EXERCISE
What is needed is an exact copy of the lines from the line containing "Write the HTML code for this interface." to the line containing "const cComboErr=[80,110,180,300,410,850,1060];", both lines included, and nothing else.

DATASET RECORDS

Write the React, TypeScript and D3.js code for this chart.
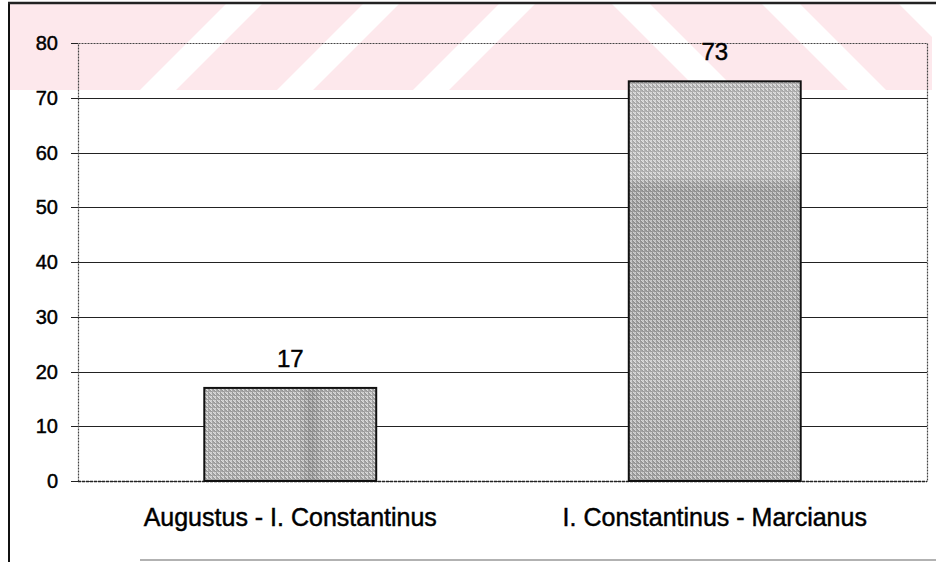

---

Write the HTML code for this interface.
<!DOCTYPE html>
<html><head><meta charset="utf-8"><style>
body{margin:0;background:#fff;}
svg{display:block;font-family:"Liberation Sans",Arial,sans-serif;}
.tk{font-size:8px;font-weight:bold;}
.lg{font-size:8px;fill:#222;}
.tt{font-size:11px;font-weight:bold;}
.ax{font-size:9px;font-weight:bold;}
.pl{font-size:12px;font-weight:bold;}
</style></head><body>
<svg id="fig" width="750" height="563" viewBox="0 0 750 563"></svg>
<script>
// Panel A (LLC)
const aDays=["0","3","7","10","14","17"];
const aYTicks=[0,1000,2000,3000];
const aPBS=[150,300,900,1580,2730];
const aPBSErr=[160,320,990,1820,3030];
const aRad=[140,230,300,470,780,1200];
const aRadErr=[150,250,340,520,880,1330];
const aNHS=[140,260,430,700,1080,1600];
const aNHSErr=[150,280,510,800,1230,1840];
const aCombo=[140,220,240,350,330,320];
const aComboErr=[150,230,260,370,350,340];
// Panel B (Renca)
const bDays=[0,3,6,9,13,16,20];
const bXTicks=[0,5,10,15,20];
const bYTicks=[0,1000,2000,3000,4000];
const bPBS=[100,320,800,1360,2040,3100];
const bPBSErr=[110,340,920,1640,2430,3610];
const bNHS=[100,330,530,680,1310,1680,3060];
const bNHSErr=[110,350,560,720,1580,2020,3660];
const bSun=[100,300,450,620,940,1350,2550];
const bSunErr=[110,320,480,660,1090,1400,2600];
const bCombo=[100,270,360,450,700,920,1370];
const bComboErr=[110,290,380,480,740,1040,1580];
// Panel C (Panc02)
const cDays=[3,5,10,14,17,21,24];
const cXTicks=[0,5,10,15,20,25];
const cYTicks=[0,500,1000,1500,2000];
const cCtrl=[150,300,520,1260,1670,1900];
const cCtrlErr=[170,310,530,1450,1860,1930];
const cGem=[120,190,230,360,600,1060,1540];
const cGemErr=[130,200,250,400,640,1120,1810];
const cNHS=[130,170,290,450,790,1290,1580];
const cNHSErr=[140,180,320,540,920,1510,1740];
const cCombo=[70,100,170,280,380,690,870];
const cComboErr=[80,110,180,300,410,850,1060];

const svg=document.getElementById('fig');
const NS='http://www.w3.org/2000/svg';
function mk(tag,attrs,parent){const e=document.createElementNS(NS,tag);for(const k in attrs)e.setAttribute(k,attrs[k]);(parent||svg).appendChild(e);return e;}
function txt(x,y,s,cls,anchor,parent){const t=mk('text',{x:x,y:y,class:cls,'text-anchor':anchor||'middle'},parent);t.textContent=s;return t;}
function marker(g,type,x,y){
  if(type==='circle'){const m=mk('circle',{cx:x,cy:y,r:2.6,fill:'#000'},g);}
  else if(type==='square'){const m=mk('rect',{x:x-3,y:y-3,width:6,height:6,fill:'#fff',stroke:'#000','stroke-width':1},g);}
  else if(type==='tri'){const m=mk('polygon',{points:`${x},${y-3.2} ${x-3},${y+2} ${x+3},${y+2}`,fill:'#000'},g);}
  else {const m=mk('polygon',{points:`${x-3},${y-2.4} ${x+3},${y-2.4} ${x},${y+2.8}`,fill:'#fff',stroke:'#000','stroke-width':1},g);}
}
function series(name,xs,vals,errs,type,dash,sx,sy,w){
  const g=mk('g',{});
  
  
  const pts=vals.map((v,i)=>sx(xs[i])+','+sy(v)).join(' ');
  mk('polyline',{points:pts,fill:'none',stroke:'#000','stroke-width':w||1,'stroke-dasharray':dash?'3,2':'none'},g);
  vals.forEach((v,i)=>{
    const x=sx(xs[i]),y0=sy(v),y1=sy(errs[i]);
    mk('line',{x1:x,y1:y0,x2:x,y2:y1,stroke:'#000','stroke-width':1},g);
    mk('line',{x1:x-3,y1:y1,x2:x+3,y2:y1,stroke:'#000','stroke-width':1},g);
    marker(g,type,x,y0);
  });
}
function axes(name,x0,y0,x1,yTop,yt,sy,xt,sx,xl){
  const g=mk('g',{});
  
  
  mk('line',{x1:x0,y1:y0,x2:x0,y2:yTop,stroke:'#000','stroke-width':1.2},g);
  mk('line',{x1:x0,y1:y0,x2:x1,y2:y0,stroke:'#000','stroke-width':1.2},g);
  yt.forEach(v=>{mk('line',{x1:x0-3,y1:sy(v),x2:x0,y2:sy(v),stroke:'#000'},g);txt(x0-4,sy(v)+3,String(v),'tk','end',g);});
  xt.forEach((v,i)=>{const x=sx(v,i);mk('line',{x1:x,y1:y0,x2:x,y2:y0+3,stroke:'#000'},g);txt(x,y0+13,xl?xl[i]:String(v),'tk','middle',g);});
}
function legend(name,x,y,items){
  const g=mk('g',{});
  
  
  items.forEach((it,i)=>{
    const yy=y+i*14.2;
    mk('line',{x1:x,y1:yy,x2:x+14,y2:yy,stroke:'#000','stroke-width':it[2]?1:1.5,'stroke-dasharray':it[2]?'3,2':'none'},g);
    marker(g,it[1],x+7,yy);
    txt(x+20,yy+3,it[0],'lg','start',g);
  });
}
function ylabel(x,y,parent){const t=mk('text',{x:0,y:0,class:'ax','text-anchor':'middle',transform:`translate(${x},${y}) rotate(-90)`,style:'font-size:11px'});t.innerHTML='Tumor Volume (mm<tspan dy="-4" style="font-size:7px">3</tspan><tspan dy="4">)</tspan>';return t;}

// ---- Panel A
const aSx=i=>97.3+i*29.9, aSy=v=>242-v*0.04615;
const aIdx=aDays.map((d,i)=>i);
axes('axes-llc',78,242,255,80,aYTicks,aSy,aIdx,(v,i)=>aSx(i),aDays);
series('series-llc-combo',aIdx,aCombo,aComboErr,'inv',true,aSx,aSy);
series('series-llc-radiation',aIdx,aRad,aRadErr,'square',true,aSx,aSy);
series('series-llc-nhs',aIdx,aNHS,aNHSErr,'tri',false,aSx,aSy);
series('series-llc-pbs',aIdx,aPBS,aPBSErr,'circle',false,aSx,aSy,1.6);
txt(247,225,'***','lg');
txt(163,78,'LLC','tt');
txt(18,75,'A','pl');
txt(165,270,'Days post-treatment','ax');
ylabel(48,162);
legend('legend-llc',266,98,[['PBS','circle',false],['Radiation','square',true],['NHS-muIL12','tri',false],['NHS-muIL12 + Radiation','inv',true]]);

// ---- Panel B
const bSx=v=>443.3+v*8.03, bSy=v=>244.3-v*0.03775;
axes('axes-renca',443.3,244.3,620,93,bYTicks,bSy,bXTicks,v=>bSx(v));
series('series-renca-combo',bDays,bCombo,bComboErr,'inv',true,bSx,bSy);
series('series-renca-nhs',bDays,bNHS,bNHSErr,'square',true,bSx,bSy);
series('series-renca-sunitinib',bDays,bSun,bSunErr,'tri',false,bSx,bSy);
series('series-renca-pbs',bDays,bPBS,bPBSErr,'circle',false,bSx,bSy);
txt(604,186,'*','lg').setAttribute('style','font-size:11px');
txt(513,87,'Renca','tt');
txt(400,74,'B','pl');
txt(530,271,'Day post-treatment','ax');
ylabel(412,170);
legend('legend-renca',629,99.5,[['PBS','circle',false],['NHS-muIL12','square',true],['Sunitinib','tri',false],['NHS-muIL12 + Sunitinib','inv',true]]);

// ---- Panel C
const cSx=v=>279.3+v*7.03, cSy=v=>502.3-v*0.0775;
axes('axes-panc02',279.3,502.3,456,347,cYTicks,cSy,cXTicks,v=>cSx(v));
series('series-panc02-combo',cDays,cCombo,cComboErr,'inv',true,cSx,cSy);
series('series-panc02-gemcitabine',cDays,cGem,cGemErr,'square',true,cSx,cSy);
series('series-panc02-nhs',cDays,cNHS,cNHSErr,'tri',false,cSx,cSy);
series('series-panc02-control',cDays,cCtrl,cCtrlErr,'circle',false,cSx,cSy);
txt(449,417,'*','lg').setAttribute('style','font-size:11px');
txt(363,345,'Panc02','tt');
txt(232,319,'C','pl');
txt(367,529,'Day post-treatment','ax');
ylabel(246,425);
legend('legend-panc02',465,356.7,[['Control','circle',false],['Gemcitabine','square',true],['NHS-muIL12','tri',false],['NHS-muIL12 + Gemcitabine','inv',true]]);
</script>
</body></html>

ANSWER BELOW
Write the HTML code for this interface.
<!DOCTYPE html>
<html><head><meta charset="utf-8"><style>
body{margin:0;background:#fff;}
svg{display:block;font-family:"Liberation Sans",Arial,sans-serif;}
.tk{font-size:8px;font-weight:bold;}
.lg{font-size:8px;fill:#222;}
.tt{font-size:11px;font-weight:bold;}
.ax{font-size:9px;font-weight:bold;}
.pl{font-size:12px;font-weight:bold;}
</style></head><body>
<svg id="fig" width="750" height="563" viewBox="0 0 750 563"></svg>
<script>
// Panel A (LLC)
const aDays=["0","3","7","10","14","17"];
const aYTicks=[0,1000,2000,3000];
const aPBS=[150,300,900,1580,2730];
const aPBSErr=[160,320,990,1820,3030];
const aRad=[140,230,300,470,780,1200];
const aRadErr=[150,250,340,520,880,1330];
const aNHS=[140,260,430,700,1080,1600];
const aNHSErr=[150,280,510,800,1230,1840];
const aCombo=[140,220,240,350,330,320];
const aComboErr=[150,230,260,370,350,340];
// Panel B (Renca)
const bDays=[0,3,6,9,13,16,20];
const bXTicks=[0,5,10,15,20];
const bYTicks=[0,1000,2000,3000,4000];
const bPBS=[100,320,800,1360,2040,3100];
const bPBSErr=[110,340,920,1640,2430,3610];
const bNHS=[100,330,530,680,1310,1680,3060];
const bNHSErr=[110,350,560,720,1580,2020,3660];
const bSun=[100,300,450,620,940,1350,2550];
const bSunErr=[110,320,480,660,1090,1400,2600];
const bCombo=[100,270,360,450,700,920,1370];
const bComboErr=[110,290,380,480,740,1040,1580];
// Panel C (Panc02)
const cDays=[3,5,10,14,17,21,24];
const cXTicks=[0,5,10,15,20,25];
const cYTicks=[0,500,1000,1500,2000];
const cCtrl=[150,300,520,1260,1670,1900];
const cCtrlErr=[170,310,530,1450,1860,1930];
const cGem=[120,190,230,360,600,1060,1540];
const cGemErr=[130,200,250,400,640,1120,1810];
const cNHS=[130,170,290,450,790,1290,1580];
const cNHSErr=[140,180,320,540,920,1510,1740];
const cCombo=[70,100,170,280,380,690,870];
const cComboErr=[80,110,180,300,410,850,1060];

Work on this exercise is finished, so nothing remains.